The primary argument that Day offers for his interpretation is that the explanatory comment accompanying the amendment demonstrated the Sentencing Commission’s intent to depart from Figueroa. He points out in particular that the explanatory comment does not explicitly approve Figueroa but does refer to other cases, namely United States v. Robinson, 86 F.3d 1197 (D.C.Cir.1996) (finding an express threat of death where appellant had only used a note stating, “Give me a pack of $20s or I will shoot somebody in here now.”), and United States v. Murray, 65 F.3d 1161 (4th Cir.1995) (finding an express threat of death where the defendant *219stated, “Give me three stacks of $20s. Don’t give me a dye pack. I have a gun pointed at you.... You think I’m playing?”). In addition, he notes that the explanatory comment refers to the “combination of the defendant’s actions and words” as the basis for an enhancement. Our examination of the explanatory comment, however, shows Day’s argument to be unconvincing.4
In the first place, even if the Commission’s explanatory comment had made it into the Commentary itself (which it did not), we would not be required to follow it to the extent it conflicts with or misinterprets the Guideline. Stinson v. United States, 508 U.S. 36, 38, 113 S.Ct. 1913, 123 L.Ed.2d 598 (1993). In this case, a reading of the amendment that barred implicit threats of death (which “I have gun” surely is to the extent that it is not explicit) would flatly contradict the language of § 2B3.1(b)(2)(F) itself.
Second, and more importantly, nothing in the explanatory comment suggests a rejection of Figueroa. On the contrary, the comment states that the amendment adopts the “majority appellate view,” which is also the view we adopted in Figueroa. See Figueroa, 105 F.3d at 878-79 (“[I]n light of the commentary’s direction to consider the effect of the threat upon the reasonable victim, we find the reasoning of the Courts of Appeals for the Fourth, Seventh, Eighth, Ninth, Tenth, and District of Columbia Circuits more persuasive.”). The majority appellate position provides that whether a threat of death is express depends in part on the perception of the reasonable recipient of the threat rather than solely on whether the perpetrator made an explicit threat to kill the victim. Id. at 877. We agree that the explanatory comment did not mention Figueroa, but that hardly means that it rejected it. Likewise, the references to Robinson and Murray as examples of adequate threats of death do not undermine the validity of Figueroa. The threat in Figueroa may have been less explicit, but nowhere does the Commentary provide that Robinson and Murray represent the only examples of language that would qualify for the enhancement. On the contrary, we cited approvingly to both Robinson and Murray in the Figueroa opinion. Figueroa, 105 F.3d at 877.

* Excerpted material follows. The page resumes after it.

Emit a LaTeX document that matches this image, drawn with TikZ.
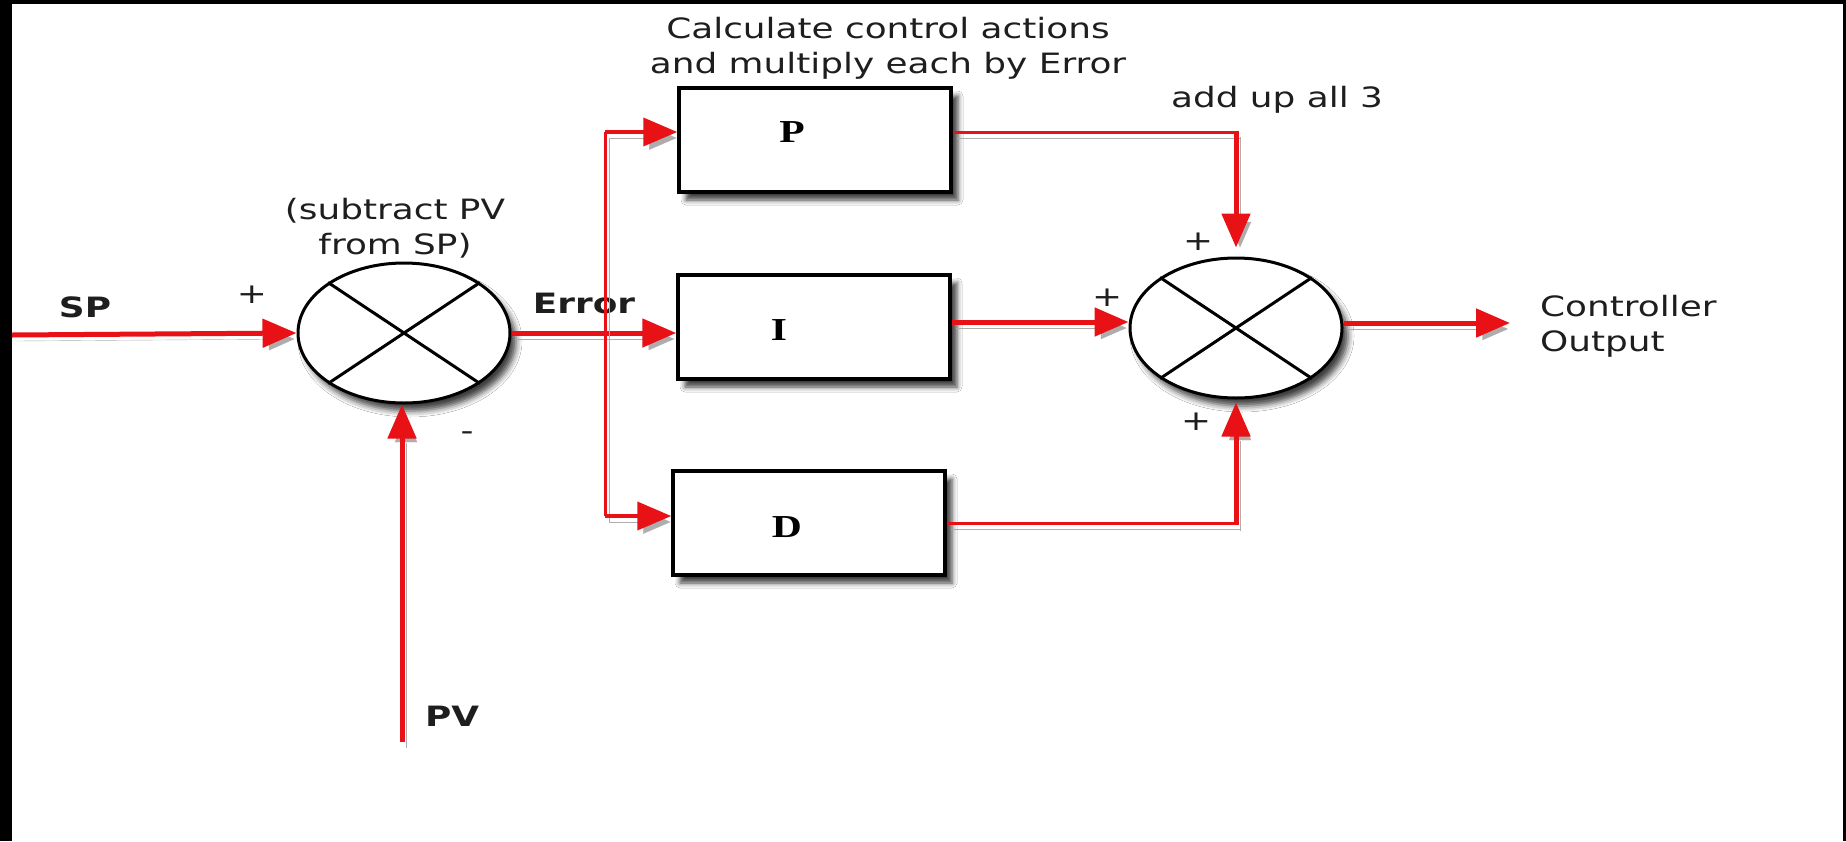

Third, and finally, Day incorrectly emphasizes the language referring to “words and actions” in the explanatory comment. The Commission’s examples plainly demonstrate that the robber need not use both words and actions to communicate a threat of death. See, e.g., Robinson, 86 F.3d at 1198 (finding an express threat of death where appellant used only a note); Murray, 65 F.3d at 1166 (finding an express threat of death where the defendant only orally threatened to use his gun). More*220over, the Commentary itself sanctions words alone as enough by providing that “ £[a] threat of death,’ as used in subsection (b)(2)(F), may be in the form of an oral or written statement, act, gesture, or combination thereof.” U.S.S.G. § 2B3.1(b)(2)(F), emt. n. 6. There is thus no merit to Day’s argument that a threat of death requires both words and actions together.
III. Conclusion
The 1997 amendment to the Sentencing Guidelines on which Day relies did not alter our holding in Figueroa. If anything, the amendment only reaffirmed the outcome in that case. In this context, Figueroa applies almost exactly to the facts before us, and thus the judgment of the District Court is affirmed.